Colossal urban renewal and expressway projects in the 1960s pushed one too many citizens around and led to a backlash against “master plans” and the “physical planners” who concocted them. The planning profession in turn rejected urban design and snuggled closer to the social sciences.
New theories of advocacy planning, community development and public participation helped make developers and municipalities accountable for their actions.
This is just now beginning to make its way to China, where urban planning is mostly still about spiffy drawings and spectacular visions. There are few, if any, mechanisms to assure public participation in the development process.
The Maoist dictum that the individual should be subordinate to the collective will has been handily exploited to excuse all sorts of abuses in the name of national progress.
In mid-1990s Shanghai, residents who protested their eviction for the Inner Ring Road were excoriated for selfishly impeding China’s development and modernization. But with the exception of occasional (and increasingly common) “stubborn nails,” the development juggernaut faces little opposition.
In the United States, democratic institutions at the state and local levels act like a giant sea-anchor on development. The resulting torpor can be frustrating, and the community input process is all too often hijacked by ignorance, fear and not-in-my-backyard self-interest.
But, just as often, going slow yields a better project. Unchecked, speed is costly and can even kill. Countless Chinese buildings, thrown up in haste, have already outlived their usefulness. The life span of architecture in China is measured in dog’s years.
In 2006, I counted half a dozen office towers in center-city Nanjing that were scheduled for demolition or in the process of being razed. All had been built in the late 1980s and early 1990s. In most places, a building of such recent vintage would still be considered new.
While there have been significant improvements in recent years, construction quality is still often abysmal, even on tony commercial projects. Binge-building yields a high quotient of urban junk.
A Beijing realtor to whom I was praising the spare, elegant architecture of a trendy housing estate in the central business district shook her head and advised me not to look too closely at how it was all put together.
Upmarket housing on the outskirts of Nanjing, built in late 2000, looks today as if it has been built in the 1960s: crumbling staircases, facades streaked and stained.
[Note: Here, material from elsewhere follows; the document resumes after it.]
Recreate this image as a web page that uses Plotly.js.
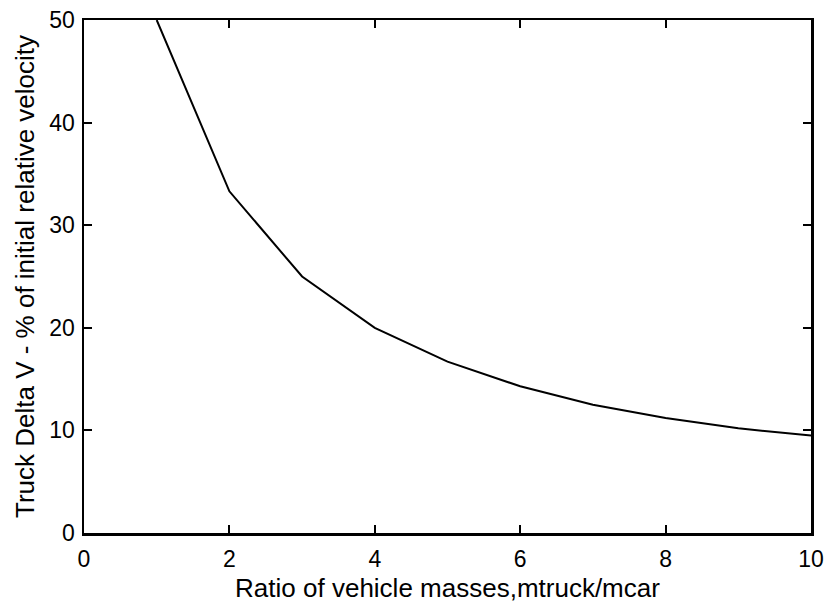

Even Paul Andreu’s signature Pudong International Airport, opened in 1999, was visibly aging when I was there in 2006. Shoddy construction, a lack of code enforcement and poor building maintenance is not only wasteful, but has killed many people — such as the dozen shoppers who lost their lives when a Dongguan shopping mall collapsed in December 2000.
Editor’s Note: This article is an excerpt from the book “The Concrete Dragon” by Thomas J. Campanella. Published by Princeton Architectural Press, 2008. Reprinted with permission of the publisher.
Takeaways
Haste makes waste and tends to come at the cost of quality, longevity and even safety.
In the United States, democratic institutions at the state and local levels act like a giant sea-anchor on development.
Chicago's growth in the 19th century made it the fastest-growing city in America, just as Shenzhen became the pacesetter of post-Mao China.
The life span of architecture in China is measured in dog's years.